NYC Renovation Chronicles

Contractors vs handypeople: What's the difference?

By Clare Donohue | December 11, 2009 - 1:44PM

The Situation

Last week, I had two separate calls from "contractors" pitching themselves to do my projects.

Although they both claimed to have been doing renovations in the city for years, they were unfamiliar with the most basic requirements for working in a Manhattan co-op, such as insurance and other documentation.

In short, they were not really contractors at all: They were unlicensed handymen.

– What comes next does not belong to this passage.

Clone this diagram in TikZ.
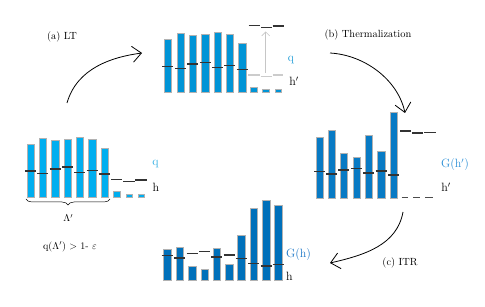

What's the difference, anyway?

Here’s the Deal

  • There are licensed contractors, unlicensed contractors, and handymen (or women). As far the City is concerned, anyone doing work valued at more than $200 is required to be licensed. But that's not the reality on the ground. The person you hire may be determined by your particular budget and scope, or by your building's regulations.
  • You might expect that, akin to a driver's license, a Home Improvement license provides evidence of basic skills. It does not. It's more like a fishing license, a way to monitor and reprimand those who behave unethically. There are many highly skilled unlicensed contractors, just as there are inept licensed ones.
  • Back in the day (like, 2003), things were a lot more relaxed, and an unlicensed handyman might have built a bookcase or fixed up your kitchen. Not so anymore. Boards and managing agents have lawyered up, so be prepared to play by the rules when you renovate. These days, unless your building is super lax, or you're paying someone off under the table, you can't get away with less than a licensed general contractor (GC).
  • An unlicensed contractor may be cheaper than a licensed guy, and with good reason. He is skipping some of the very hefty overhead (insurance, workman’s comp, payroll and sales tax, etc.) that the legitimate contractor must pay. However, for small jobs, it may make more sense to use a reputable handyman. After all, no licensed GC wants to put time aside to hang a closet rod for you.
  • All else being equal, there are advantages to working with licensed guys: It indicates a level of seriousness often lacking in a person who tapes up lamppost ads. To obtain a license, a contractor must undergo a background check, pass an exam about ethical business practices, and pay a $250 annual fee, which goes towards a consumer trust fund. He/she is also more likely to have taken care of basic business practices such as registering with the state and obtaining insurance and workman's comp.  
  • If you run into trouble with a contractor, you may have more recourse if they are licensed. Licenses are issued and revoked by the NYC Department of Consumer Affairs. They will investigate complaints and mediate a resolution. If restitution is due, and the contractor fails to pay, the consumer trust fund may cover costs up to $15,000.
  • You can check whether any complaints have been registered against a contractor by calling 311 with their license number. (If only 311 had a dating hotline!)